Search code examples
couchdbcloudant

make couchDB calculate an average and keep it up to date when adding values


Is it possible to make couchDB (Cloudant) calculate the average rating value of each document ? If yes, how to do this in Cloudant ?

Thanks.

{
  "_id": "2016-02-06T13:16:30.515Z",
  "_rev": "3-7521b9e21fbb58d5393a76d08b12ab12",
  "modelStrict": "Taj model",
  "ratings": {
    "2016-02-06T13:36:04.671Z": {
      "userEmail": "[email protected]",
      "rating": 1,
      "sessionNumber": 0
    },
    "2016-02-06T13:46:04.671Z": {
      "userEmail": "[email protected]",
      "rating": 3,
      "sessionNumber": 0
    },
    "2016-02-06T13:53:04.671Z": {
      "userEmail": "[email protected]",
      "rating": 3,
      "sessionNumber": 0
    }, 
    "2016-02-06T13:47:04.671Z": {
      "userEmail": "[email protected]",
      "rating": 5,
      "sessionNumber": 0
    }
  },
  "averageRating": ...
}

And how to keep this averageRating up to to date when a rating is added ?
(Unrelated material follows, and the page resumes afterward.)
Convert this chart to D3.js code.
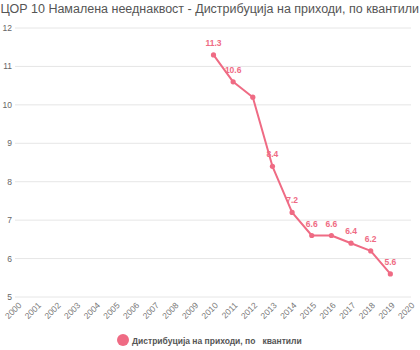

An added rating looks like this:

    "2016-02-06T17:57:04.671Z": {
      "userEmail": "[email protected]",
      "rating": 2,
      "sessionNumber": 10
    }

Solution

  • CouchDB doesn't do computed fields in documents. However, map/reduce is perfect for doing this calculation incrementally, because CouchDB is very efficient with it's map/reduce calculations. (you can read more about their design decisions and their impact on performance here)

    My recommendation would be to create separate documents for each rating:

    {
      "modelStrict": "Taj model",
      "datetime": "2016-02-06T13:36:04.671Z",
      "userEmail": "[email protected]",
      "rating": 1,
      "sessionNumber": 0
    }
    
    {
      "modelStrict": "Taj model",
      "datetime": "2016-02-06T13:46:04.671Z",
      "userEmail": "[email protected]",
      "rating": 3,
      "sessionNumber": 0
    }
    
    {
      "modelStrict": "Taj model",
      "datetime": "2016-02-06T13:53:04.671Z",
      "userEmail": "[email protected]",
      "rating": 3,
      "sessionNumber": 0
    }
    
    {
      "modelStrict": "Taj model",
      "datetime": "2016-02-06T13:47:04.671Z",
      "userEmail": "[email protected]",
      "rating": 5,
      "sessionNumber": 0
    }
    

    Then, you can use a map function like this, which will group the ratings by modelStrict (which appears to be your key)

    function (doc) {
      emit(doc.modelStrict, doc.rating);
    }
    

    Then, you can use a reduce function for calculating the average: (I modified the reduce function from here

    function(keys, values, rereduce) {
        if (!rereduce) {
            var length = values.length
            return [sum(values) / length, length]
        } else {
            var length = sum(values.map(function(v){return v[1]}));
            var avg = sum(values.map(function(v){
                return v[0] * (v[1] / length)
            }));
            return [avg, length]
        }
    }
    

    When you call this view, you'll get [ 3, 4 ], which is the average as well as the number of values used to compute that average. I believe you need to return both so both reduce and rereduce have enough context to make the calculation, just one of those weird CouchDB-isms.

    As you use CouchDB more and more, you'll find yourself using more documents rather than merging a lot into the same document. This makes writing views more flexible and is much more efficient on disk usage, but of course experiment with what works best for your own application. I hope this helps!